__Set exercise__
Pick out all lines in the listing holding the string "this" and copy them.

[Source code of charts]
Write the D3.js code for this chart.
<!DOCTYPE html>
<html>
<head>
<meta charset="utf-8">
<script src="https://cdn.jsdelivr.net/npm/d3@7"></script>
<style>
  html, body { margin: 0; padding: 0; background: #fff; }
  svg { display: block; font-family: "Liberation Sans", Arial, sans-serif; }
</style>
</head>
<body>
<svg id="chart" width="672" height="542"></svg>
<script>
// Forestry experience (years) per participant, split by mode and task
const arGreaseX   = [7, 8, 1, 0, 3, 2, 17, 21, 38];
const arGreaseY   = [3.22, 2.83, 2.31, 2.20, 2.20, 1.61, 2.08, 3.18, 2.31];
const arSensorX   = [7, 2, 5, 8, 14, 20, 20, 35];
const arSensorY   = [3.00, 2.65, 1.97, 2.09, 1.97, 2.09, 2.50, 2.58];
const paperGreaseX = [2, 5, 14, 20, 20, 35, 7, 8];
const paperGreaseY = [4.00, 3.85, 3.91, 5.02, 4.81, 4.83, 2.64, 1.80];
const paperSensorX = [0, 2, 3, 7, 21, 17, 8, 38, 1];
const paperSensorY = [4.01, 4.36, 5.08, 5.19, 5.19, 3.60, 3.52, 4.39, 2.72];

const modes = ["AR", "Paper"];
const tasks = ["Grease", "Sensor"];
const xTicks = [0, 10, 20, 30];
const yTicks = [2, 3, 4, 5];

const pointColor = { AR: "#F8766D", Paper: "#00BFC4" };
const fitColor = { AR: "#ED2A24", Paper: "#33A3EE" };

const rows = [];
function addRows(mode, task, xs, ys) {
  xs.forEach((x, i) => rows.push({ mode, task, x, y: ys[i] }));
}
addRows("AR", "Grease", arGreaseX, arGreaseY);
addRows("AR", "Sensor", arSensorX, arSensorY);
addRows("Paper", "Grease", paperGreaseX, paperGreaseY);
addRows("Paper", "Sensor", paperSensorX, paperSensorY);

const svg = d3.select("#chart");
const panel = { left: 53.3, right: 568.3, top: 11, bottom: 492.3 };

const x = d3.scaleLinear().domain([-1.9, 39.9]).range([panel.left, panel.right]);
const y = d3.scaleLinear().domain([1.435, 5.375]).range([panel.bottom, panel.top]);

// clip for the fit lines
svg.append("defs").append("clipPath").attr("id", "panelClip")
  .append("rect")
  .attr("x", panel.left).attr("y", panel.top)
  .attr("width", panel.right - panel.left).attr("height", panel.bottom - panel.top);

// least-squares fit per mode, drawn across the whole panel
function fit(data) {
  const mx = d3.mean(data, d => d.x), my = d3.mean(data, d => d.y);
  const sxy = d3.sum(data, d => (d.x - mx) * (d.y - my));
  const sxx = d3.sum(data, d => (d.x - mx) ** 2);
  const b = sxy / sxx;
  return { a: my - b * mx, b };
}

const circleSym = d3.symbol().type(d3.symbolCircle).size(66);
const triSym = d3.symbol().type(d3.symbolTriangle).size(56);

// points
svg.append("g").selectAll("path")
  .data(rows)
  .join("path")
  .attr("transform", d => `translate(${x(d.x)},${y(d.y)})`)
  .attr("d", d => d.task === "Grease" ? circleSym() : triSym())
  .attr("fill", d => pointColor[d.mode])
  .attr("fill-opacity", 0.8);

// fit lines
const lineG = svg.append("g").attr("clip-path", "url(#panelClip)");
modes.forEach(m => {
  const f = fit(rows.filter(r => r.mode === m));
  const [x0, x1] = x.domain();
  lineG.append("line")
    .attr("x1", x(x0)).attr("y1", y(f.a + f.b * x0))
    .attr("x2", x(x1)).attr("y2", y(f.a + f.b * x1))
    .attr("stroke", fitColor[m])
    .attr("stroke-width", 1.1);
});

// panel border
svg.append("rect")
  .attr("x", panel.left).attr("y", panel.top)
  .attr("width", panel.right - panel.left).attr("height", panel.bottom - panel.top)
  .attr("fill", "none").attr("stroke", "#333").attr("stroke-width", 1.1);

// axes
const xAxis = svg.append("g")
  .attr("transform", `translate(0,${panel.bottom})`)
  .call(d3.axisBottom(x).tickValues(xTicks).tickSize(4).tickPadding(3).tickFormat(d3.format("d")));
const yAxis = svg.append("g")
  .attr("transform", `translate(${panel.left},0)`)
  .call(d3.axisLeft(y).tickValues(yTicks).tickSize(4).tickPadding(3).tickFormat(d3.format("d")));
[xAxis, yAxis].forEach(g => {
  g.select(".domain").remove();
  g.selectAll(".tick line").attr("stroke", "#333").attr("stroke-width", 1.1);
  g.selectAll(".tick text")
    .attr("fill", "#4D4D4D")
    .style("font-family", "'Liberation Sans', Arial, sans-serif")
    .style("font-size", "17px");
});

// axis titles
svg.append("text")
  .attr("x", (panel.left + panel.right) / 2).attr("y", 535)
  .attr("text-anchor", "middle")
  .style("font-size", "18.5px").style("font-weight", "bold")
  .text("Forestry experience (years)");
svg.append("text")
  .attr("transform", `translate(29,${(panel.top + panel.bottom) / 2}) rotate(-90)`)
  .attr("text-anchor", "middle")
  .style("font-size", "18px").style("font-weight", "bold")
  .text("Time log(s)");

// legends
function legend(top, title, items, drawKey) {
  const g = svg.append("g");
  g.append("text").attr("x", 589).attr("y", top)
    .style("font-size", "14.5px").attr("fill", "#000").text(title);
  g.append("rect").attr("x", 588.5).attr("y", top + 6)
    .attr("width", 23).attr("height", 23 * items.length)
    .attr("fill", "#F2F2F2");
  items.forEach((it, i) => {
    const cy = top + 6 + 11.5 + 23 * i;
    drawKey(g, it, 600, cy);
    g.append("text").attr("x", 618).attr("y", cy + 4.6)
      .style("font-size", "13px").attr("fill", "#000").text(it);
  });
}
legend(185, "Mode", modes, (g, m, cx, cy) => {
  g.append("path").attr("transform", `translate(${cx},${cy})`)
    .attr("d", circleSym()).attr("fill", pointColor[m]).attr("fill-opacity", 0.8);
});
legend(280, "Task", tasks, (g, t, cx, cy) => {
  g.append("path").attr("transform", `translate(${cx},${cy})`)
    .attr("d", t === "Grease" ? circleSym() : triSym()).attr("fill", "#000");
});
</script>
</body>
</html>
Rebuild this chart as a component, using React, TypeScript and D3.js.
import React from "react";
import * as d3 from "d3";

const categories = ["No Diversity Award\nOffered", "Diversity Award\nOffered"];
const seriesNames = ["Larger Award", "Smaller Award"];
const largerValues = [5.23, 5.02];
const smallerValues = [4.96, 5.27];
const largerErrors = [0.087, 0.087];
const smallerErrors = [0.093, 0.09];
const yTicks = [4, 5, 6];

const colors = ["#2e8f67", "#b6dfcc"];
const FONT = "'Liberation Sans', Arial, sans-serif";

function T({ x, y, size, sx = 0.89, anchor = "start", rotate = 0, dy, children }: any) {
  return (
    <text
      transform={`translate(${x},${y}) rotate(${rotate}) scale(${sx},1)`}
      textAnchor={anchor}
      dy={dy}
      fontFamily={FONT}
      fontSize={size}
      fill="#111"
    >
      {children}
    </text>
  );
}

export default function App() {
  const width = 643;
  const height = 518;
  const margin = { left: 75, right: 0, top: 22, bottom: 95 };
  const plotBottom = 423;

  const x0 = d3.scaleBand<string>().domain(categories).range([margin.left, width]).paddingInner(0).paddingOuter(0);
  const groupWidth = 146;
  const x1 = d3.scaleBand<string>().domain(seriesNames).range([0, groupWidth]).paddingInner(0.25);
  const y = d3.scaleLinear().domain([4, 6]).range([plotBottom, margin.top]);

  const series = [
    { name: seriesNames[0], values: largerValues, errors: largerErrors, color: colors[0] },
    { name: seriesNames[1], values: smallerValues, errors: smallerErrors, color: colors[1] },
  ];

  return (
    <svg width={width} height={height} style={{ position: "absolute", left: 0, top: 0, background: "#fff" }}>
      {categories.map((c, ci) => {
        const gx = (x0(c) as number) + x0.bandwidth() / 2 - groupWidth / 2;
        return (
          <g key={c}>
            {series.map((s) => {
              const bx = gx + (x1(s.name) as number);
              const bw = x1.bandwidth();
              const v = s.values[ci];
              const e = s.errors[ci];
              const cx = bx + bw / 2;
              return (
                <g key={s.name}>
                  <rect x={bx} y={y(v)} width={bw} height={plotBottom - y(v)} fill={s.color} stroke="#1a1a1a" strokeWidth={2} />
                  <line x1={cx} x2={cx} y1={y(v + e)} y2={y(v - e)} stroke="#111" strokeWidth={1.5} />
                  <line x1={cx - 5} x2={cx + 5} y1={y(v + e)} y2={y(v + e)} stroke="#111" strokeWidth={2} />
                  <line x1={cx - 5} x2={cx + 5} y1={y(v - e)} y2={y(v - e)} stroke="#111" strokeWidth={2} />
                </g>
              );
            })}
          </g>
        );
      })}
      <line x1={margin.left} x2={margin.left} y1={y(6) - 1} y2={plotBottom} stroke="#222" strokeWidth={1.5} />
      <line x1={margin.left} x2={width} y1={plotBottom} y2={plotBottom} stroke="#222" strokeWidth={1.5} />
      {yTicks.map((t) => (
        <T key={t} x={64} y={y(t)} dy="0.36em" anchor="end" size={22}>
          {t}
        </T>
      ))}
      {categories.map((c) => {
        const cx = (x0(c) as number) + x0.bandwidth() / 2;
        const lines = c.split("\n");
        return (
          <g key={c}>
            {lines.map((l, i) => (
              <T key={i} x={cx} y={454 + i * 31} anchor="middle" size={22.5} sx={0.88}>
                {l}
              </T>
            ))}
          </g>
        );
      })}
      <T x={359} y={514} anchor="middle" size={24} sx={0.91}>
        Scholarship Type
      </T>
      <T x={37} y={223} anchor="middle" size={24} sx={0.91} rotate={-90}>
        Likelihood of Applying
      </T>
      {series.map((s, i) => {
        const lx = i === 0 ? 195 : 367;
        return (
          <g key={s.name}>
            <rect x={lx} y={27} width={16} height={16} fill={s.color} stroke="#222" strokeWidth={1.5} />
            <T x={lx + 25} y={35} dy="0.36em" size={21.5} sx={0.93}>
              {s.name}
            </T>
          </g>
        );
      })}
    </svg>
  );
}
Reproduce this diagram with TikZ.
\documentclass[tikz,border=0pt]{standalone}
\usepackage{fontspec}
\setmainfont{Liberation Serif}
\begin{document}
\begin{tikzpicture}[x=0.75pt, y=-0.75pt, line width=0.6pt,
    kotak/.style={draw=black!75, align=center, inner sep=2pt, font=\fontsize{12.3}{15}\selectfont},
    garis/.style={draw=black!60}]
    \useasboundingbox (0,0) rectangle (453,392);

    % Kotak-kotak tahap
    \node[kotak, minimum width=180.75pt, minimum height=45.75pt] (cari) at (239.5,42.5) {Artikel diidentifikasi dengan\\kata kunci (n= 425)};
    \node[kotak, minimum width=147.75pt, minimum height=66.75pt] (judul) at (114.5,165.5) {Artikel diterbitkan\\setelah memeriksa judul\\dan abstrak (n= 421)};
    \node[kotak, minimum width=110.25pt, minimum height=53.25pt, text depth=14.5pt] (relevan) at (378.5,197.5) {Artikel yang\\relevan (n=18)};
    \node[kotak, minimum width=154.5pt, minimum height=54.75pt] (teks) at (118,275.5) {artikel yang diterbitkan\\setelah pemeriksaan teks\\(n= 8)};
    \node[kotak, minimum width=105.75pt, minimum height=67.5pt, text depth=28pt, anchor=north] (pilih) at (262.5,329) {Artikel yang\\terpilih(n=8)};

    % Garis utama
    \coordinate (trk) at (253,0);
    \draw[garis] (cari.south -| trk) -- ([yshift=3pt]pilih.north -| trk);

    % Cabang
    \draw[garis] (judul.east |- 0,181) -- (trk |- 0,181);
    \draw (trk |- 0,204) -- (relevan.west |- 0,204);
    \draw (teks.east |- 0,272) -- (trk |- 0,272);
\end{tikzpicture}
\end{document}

__The result__
Write the D3.js code for this chart.
Rebuild this chart as a component, using React, TypeScript and D3.js.
Reproduce this diagram with TikZ.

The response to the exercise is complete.